When I'm The Audience - My hair stylist, Lauren, moved to a salon in far north Dallas last month and since I don't like driving an hour and fifteen minutes in traffic for a thirty minute haircut, I had to find another stylist and here we go again.
It's the same thing over and over every time my stylist graduates college or moves on to a salon I either don't want to pay for or drive to -- your layers are too fluffy, your bangs are outdated, you need highlights, you don't need highlights, ever considered a perm? Regardless of my style, cut, color, or length, the new stylist knows best. Ha.
Here's the deal, girlie. I'm not out to compete with runway models or bag a man. I just want to look in the mirror without hating you.
STYLIST: But your hair is so -- so--
ME: Charlie's Angels?
STYLIST: No, they had straight cuts.
ME: Wrong angels.
My mirror is my audience. Not my co-workers or even those construction site guys who don't whistle as often as they did when I was twenty. Me. I'm the audience.
When I'm Not the Audience - My ladies ensemble sings all over the place. One of the first things we ask when selecting our music is "who is our audience?". Even for something like a fourth of July picnic, we must know the audience. We can't just sing any patriotic song. It doesn't work that way. Singing in front of an audience can feel like singing in your underwear but singing the wrong music in front of an audience is like singing the Texas fight song while sitting on the OU side --- in your underwear. We need to know two things --
(1) who is the audience and
(2) timing of that audience.
If we have an audience of ranchers and rodeo cowboys, we know the tired ol' "God Bless the USA" is gonna be a huge hit no matter what time of the year. If we have an audience of young adults, "God Bless the USA" is gonna be a drag unless the timing is right like during the high period of patriotism after the World Trade Center fell. Meanwhile, "Boogie Woogie Bugle Boy" is always going to be a hit with WW2 era senior adults and never going to get more than a few polite claps and crickets if we perform it in front of an audience of twenty somethings.

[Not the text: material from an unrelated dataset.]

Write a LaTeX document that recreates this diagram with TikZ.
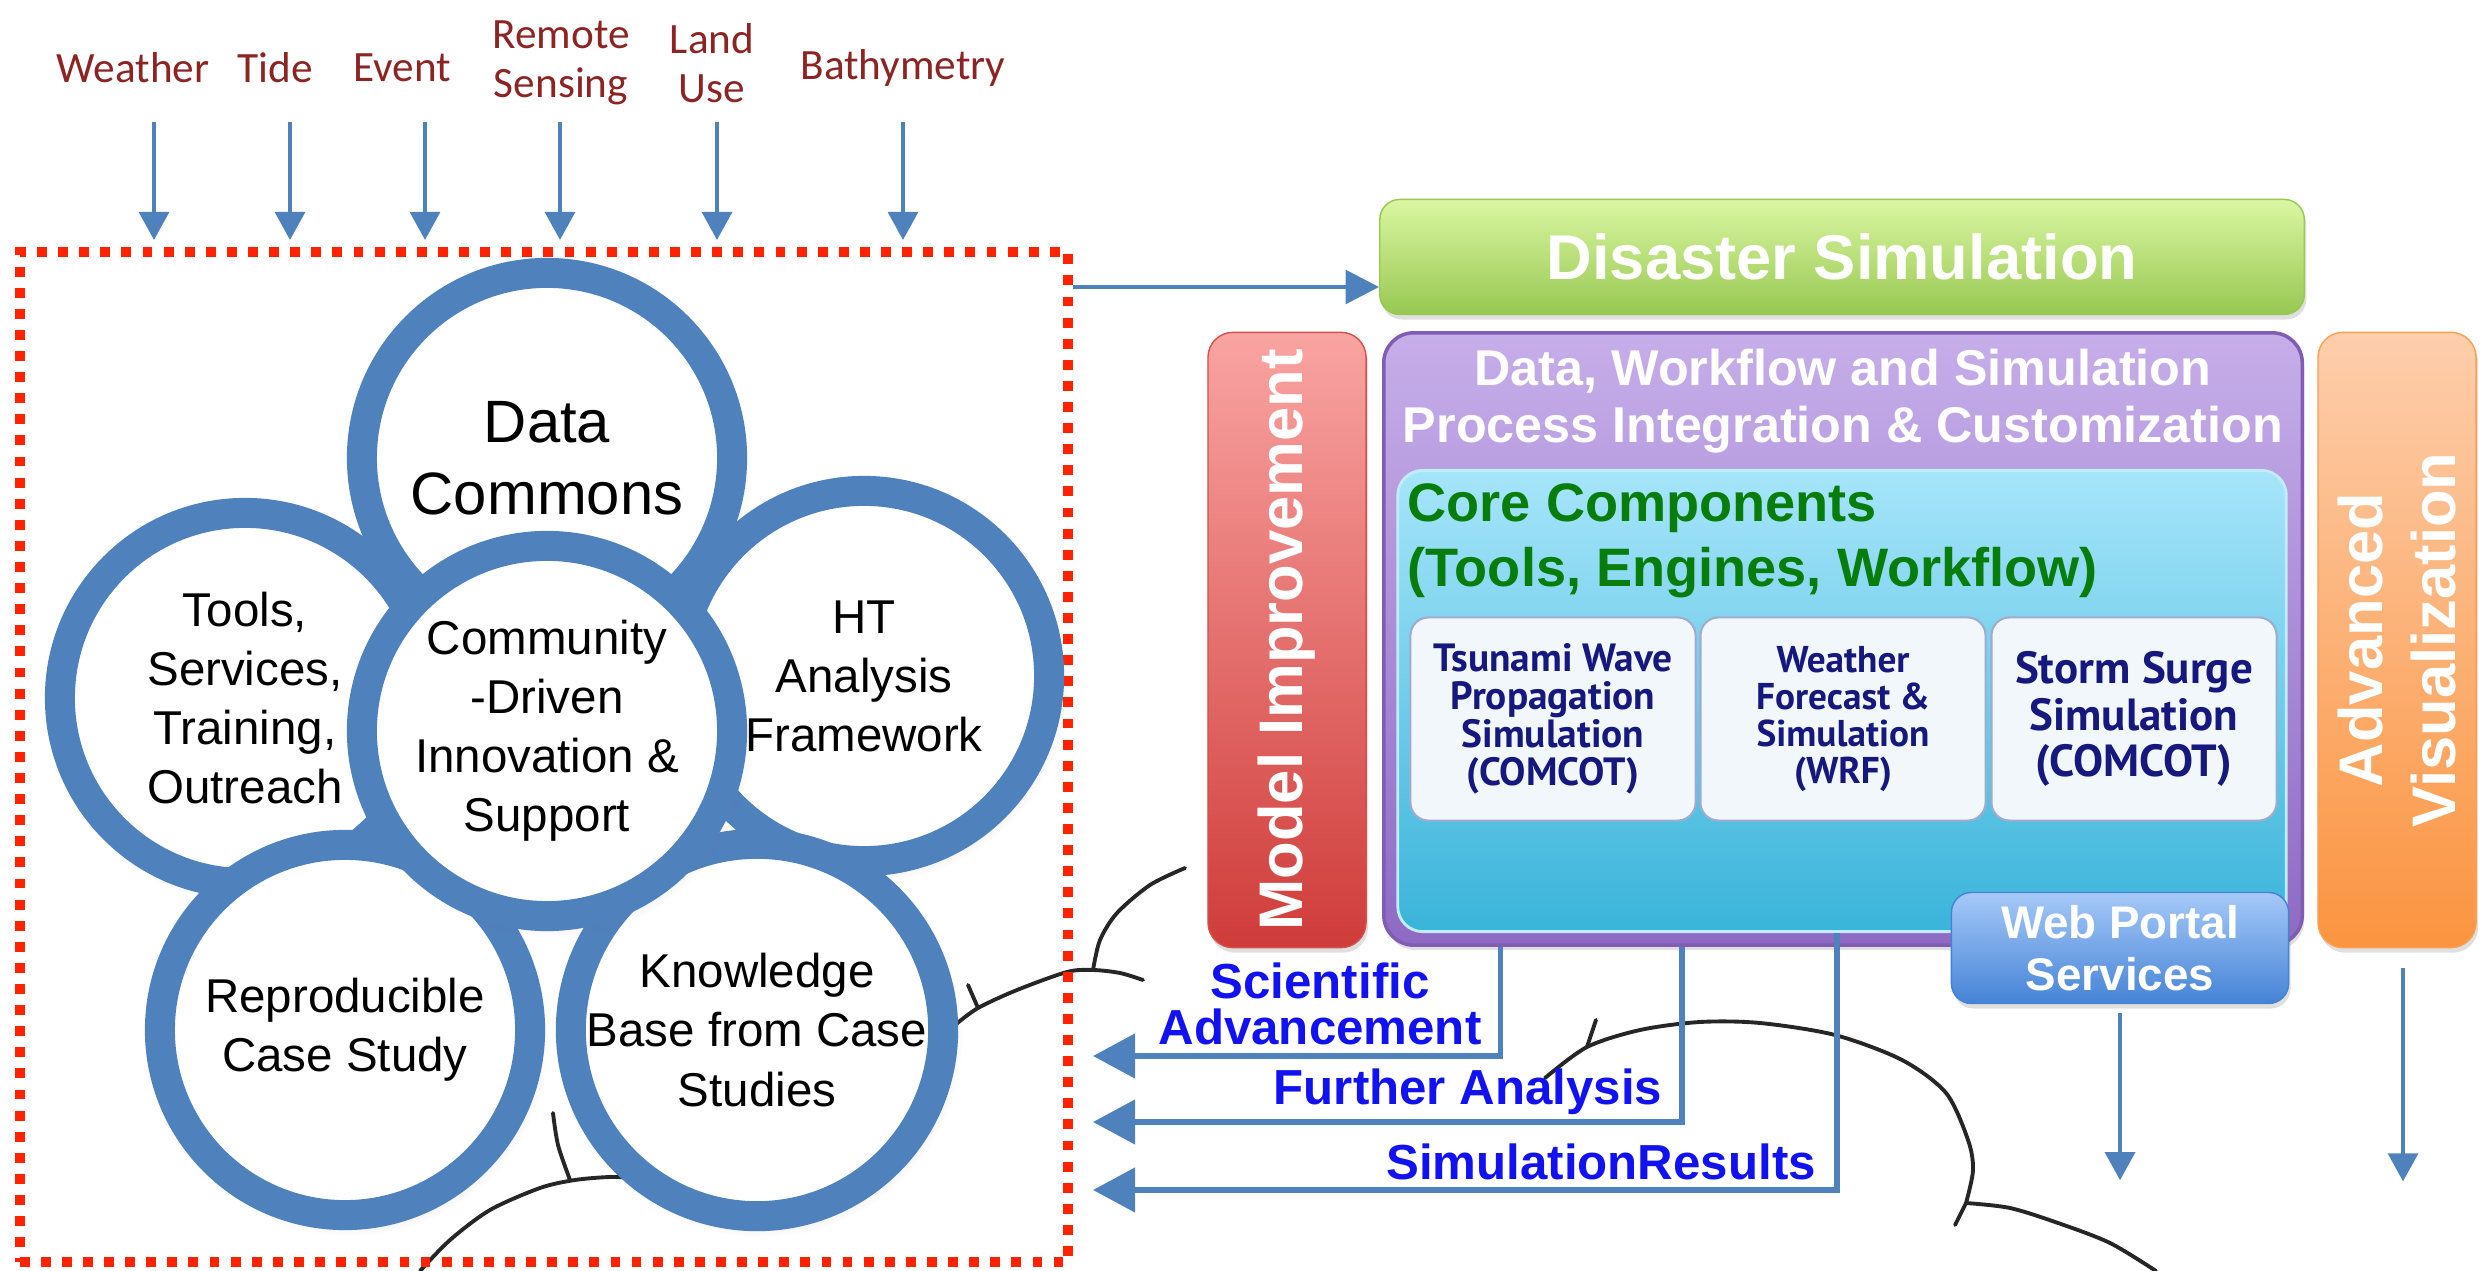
\documentclass[tikz,border=0pt]{standalone}
\usepackage{fontspec}
\setmainfont{Liberation Sans}
\newfontfamily\tagfont{Carlito}
\newfontfamily\modfont{PT Sans}
\usetikzlibrary{arrows.meta,shadows}

\definecolor{ringblue}{RGB}{79,129,189}
\definecolor{tagred}{RGB}{140,36,36}
\definecolor{dotred}{RGB}{255,34,0}
\definecolor{outblue}{RGB}{18,18,240}
\definecolor{coregreen}{RGB}{8,125,12}
\definecolor{navy}{RGB}{22,24,125}
\definecolor{dsTop}{RGB}{218,246,162}
\definecolor{dsBot}{RGB}{152,200,82}
\definecolor{miTop}{RGB}{249,164,162}
\definecolor{miBot}{RGB}{207,60,58}
\definecolor{avTop}{RGB}{253,206,172}
\definecolor{avBot}{RGB}{251,148,64}
\definecolor{prTop}{RGB}{198,174,233}
\definecolor{prBot}{RGB}{142,106,196}
\definecolor{prEdge}{RGB}{128,92,178}
\definecolor{coTop}{RGB}{166,229,250}
\definecolor{coBot}{RGB}{58,180,218}
\definecolor{wpTop}{RGB}{166,201,248}
\definecolor{wpBot}{RGB}{70,131,214}
\definecolor{modfill}{RGB}{241,247,251}
\definecolor{modedge}{RGB}{160,172,205}

\tikzset{
  tag/.style={text=tagred, font=\tagfont\fontsize{12.3}{13.8}\selectfont, align=center, inner sep=0pt},
  feed/.style={draw=ringblue, line width=1.1pt, -{Triangle[length=8pt,width=8.5pt]}},
  link/.style={draw=ringblue, line width=1.3pt, -{Triangle[length=9.5pt,width=9.5pt]}},
  back/.style={draw=ringblue, line width=1.5pt, -{Triangle[length=12pt,width=12.5pt]}},
  cloud/.style={draw=black!85, line width=1.1pt, line cap=round},
  poolbox/.style={draw=dotred, line width=2.8pt, dash pattern=on 2.8pt off 3.2pt, minimum width=10.48cm, minimum height=10.1cm, inner sep=0pt},
  ring/.style={circle, draw=ringblue, line width=0.3cm, fill=white, minimum size=3.7cm, inner sep=0pt, align=center,
    font=\fontsize{13.5}{16.8}\selectfont,
    circular drop shadow={opacity=0.25, shadow xshift=0.04cm, shadow yshift=-0.06cm, shadow scale=1.08}},
  softshadow/.style={drop shadow={opacity=0.25, shadow xshift=0.02cm, shadow yshift=-0.05cm}},
  dsbox/.style={rounded corners=0.2cm, top color=dsTop, bottom color=dsBot, draw=dsBot, minimum width=9.24cm, minimum height=1.15cm,
    text=white, font=\bfseries\fontsize{18}{22}\selectfont, softshadow},
  mibar/.style={rounded corners=0.25cm, top color=miTop, bottom color=miBot, draw=miBot!90, minimum width=1.58cm, minimum height=6.15cm, softshadow},
  avbar/.style={rounded corners=0.25cm, top color=avTop, bottom color=avBot, draw=avBot!90, minimum width=1.58cm, minimum height=6.15cm, softshadow},
  bartext/.style={rotate=90, text=white, font=\bfseries\fontsize{17.5}{20.8}\selectfont, inner sep=0pt, align=center},
  procbox/.style={rounded corners=0.3cm, top color=prTop, bottom color=prBot, draw=prEdge, line width=1pt, minimum width=9.18cm, minimum height=6.12cm, softshadow},
  proctext/.style={text=white, font=\bfseries\fontsize{14.3}{16.2}\selectfont, align=center, inner sep=0pt},
  corebox/.style={rounded corners=0.25cm, top color=coTop, bottom color=coBot, draw=coTop!70!white, line width=0.8pt, minimum width=8.88cm, minimum height=4.61cm},
  coretext/.style={text=coregreen, font=\bfseries\fontsize{15.4}{18.5}\selectfont, align=left, inner sep=0pt},
  modbox/.style={rounded corners=0.18cm, fill=modfill, draw=modedge, line width=0.6pt, minimum width=2.85cm, minimum height=2.03cm,
    text=navy, align=center, inner sep=0pt, font=\modfont\bfseries\fontsize{11.2}{10.8}\selectfont},
  webbox/.style={rounded corners=0.2cm, top color=wpTop, bottom color=wpBot, draw=wpBot, minimum width=3.37cm, minimum height=1.11cm,
    text=white, align=center, inner sep=0pt, font=\bfseries\fontsize{13}{14.6}\selectfont, softshadow},
  outlbl/.style={text=outblue, font=\bfseries\fontsize{14}{13.2}\selectfont, align=center, inner sep=0pt}
}

\begin{document}
\begin{tikzpicture}[x=0.01cm, y=-0.01cm]
  \useasboundingbox (0,0) rectangle (2486,1271);

  \draw[cloud] plot[smooth] coordinates {(1185,868) (1150,885) (1117,913) (1100,940) (1093,970)};
  \draw[cloud] plot[smooth] coordinates {(955,1025) (978,1008) (1017,990) (1067,972) (1093,970) (1120,973) (1143,980)};
  \draw[cloud] (978,1008) -- (968,985);
  \draw[cloud] plot[smooth] coordinates {(420,1271) (450,1240) (490,1210) (540,1188) (575,1180) (610,1177) (640,1178)};
  \draw[cloud] plot[smooth] coordinates {(570,1180) (558,1145) (553,1113)};
  \draw[cloud] plot[smooth] coordinates {(1545,1078) (1587,1047) (1640,1030) (1700,1022) (1760,1023) (1835,1035) (1902,1060) (1946,1093) (1968,1140) (1973,1170) (1966,1203)};
  \draw[cloud] (1587,1047) -- (1596,1020);
  \draw[cloud] (1966,1203) -- (1955,1225);
  \draw[cloud] plot[smooth] coordinates {(1966,1203) (2010,1208) (2058,1223) (2110,1243) (2156,1271)};

  \node[poolbox] (pool) at (544,757) {};

  \node[tag] (wthr) at (133,68) {Weather};
  \node[tag] (tide) at (275,68) {Tide};
  \node[tag] (evnt) at (402,68) {Event};
  \node[tag] (rsen) at (561,63) {Remote\\Sensing};
  \node[tag] (land) at (712,63) {Land\\Use};
  \node[tag] (bath) at (903,68) {Bathymetry};
  \foreach \x [count=\i] in {154,290,425,560,717,903} {
    \coordinate (src\i) at (\x,122);
    \coordinate (dst\i) at (\x,240);
    \draw[feed] (src\i) -- (dst\i);
  }

  \node[ring] (tools) at (245,698) {Tools,\\Services,\\Training,\\Outreach};
  \node[ring, font=\fontsize{17}{20.5}\selectfont] (data) at (547,458) {Data\\Commons};
  \node[ring] (htaf) at (864,676) {HT\\Analysis\\Framework};
  \node[ring] (repro) at (345,1030) {Reproducible\\Case Study};
  \node[ring] (know) at (757,1030) {Knowledge\\Base from Case\\Studies};
  \node[ring] (comm) at (547,731) {Community\\-Driven\\Innovation \&\\Support};

  \node[dsbox] (dsim) at (1842,257) {Disaster Simulation};
  \coordinate (dsin) at ([yshift=-0.3cm]dsim.west);
  \draw[link] (dsin -| pool.east) -- (dsin);

  \node[mibar] (mimp) at (1287,640) {};
  \node[bartext] (mimptxt) at (mimp.center) {Model Improvement};
  \node[avbar] (advis) at (2397,640) {};
  \node[bartext] (advistxt) at (advis.center) {Advanced\\Visualization};

  \node[procbox] (proc) at (1843,639) {};
  \node[proctext] (proctxt) at (1843,401) {Data, Workflow and Simulation\\Process Integration \& Customization};
  \node[corebox] (core) at (1842,701) {};
  \node[coretext, anchor=west] (coretxt) at (1407,541) {Core Components\\(Tools, Engines, Workflow)};
  \node[modbox] (tsun) at (1553,719) {Tsunami Wave\\Propagation\\Simulation\\(COMCOT)};
  \node[modbox, font=\modfont\bfseries\fontsize{10.6}{10.5}\selectfont] (wrf) at (1843,719) {Weather\\Forecast \&\\Simulation\\(WRF)};
  \node[modbox, font=\modfont\bfseries\fontsize{12.8}{13.2}\selectfont] (surge) at (2134,719) {Storm Surge\\Simulation\\(COMCOT)};
  \node[webbox] (webp) at (2120,948) {Web Portal\\Services};

  \coordinate (saEnd) at (1093,1056);
  \coordinate (faEnd) at (1093,1122);
  \coordinate (srEnd) at (1093,1190);
  \draw[back] ([xshift=-3.42cm]proc.south) |- (saEnd);
  \draw[back] ([xshift=-1.61cm]proc.south) |- (faEnd);
  \draw[back] ([xshift=-0.05cm]core.south) |- (srEnd);
  \node[outlbl] (sciadv) at (1320,1004) {Scientific\\Advancement};
  \node[outlbl] (furan) at (1468,1092) {Further Analysis};
  \node[outlbl] (simres) at (1601,1162) {SimulationResults};

  \draw[feed] ([yshift=-0.09cm]webp.south) -- ++(0,167);
  \draw[feed] ([xshift=0.06cm,yshift=-0.2cm]advis.south) -- ++(0,213);
\end{tikzpicture}
\end{document}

Who's Your Audience? - Yeah, it's a no-brainer question, but many writers don't know who they are writing their screenplay for. I'm just guessing here, but I think most of these aspiring screenwriters who can't answer the question "who's your audience?" are some of the ones who never went to film school. I'm not dissing them for not going to film school. I didn't go either. But how are they going to pitch the story if they don't know who the audience is?
I read a portion of a screenplay a week ago but before I started it, I asked, "who's your audience?" The reply was "I don't know. I just wrote a good story." I suppose that could be true. Maybe it's a very good story and we can figure out later whether it's a coming of age thing or something middle aged single men will watch. But if producers have to know who is going to watch a film before they make it, shouldn't writers know who is going to watch the film before they write it? Can you really wait until you're ready to market your screenplay before you figure out who you're marketing to?
Forgetting Your Audience - My lady's group recently asked a former Mavericks dancer to choreograph something for us. She's stunning, talented, personable, and has a gift for figuring out what works. We gave her a CD, told her who our audience was (no cheesecake stuff), and what our physical limitations are (no splits). Most of what she wrote for us worked. But we were afraid our conservative audience might not respond well to a few the moves that seemed too seductive.
"Oh my gosh, I'm so sorry" she said, "I forgot who your audience was."
8 comments:
Could working with the choreographer be like working with a story editor (who might be on several projects at same time)? You take from them the suggestions that work and help and so on, but let yourself (or lady's group) be the ultimate judge of who your audience is, and make sure you don't forget them...and then modify accordingly?
Like your funny take on hair stylists, Marry An. Almast sarcasm, not quite.
I've written 6 screenplays to date, and the only one I spent any real time thinking about who my auidence was, was a teen comedy I wrote, "Revenge of the Fat Chicks." The obveous demographic for this is teens, HOWEVER after some thinking, I wanted everyone who ever went to public high school to relate so avoided today's jargon, and focused on common cliques that have existed since the dawn of time. My mom whoese in her mid 50s, and a 15 year old neighbor girl I showed the script to like it.
Keep up the great posts.
Sincerly, your biggest fan in the state of Washington,
E.C. Henry from Bonney Lake, WA
WC, yup. That's about the way it works.
Oh, and for the curious, it took two weeks to learn the choreography and we only made two mistakes - one that nobody noticed and one that resulted in a minor crash. Nobody can say we don't have fun!
or in my case no undies in OU on the Texas side (thank god it wasn't televised)
So that was you? Sorry about my horns. Hope it healed.
it's amazing what the healing properties of a good salsa can do these days
A correlary to this issue is the problem of people who claim to know who their audience is, but have absolutely no concept that that audience is too small to support the budget that film would require.
Yikes, Joel, that's a horse of a different color and I'm not qualified to comment but sure would like to know how that happens.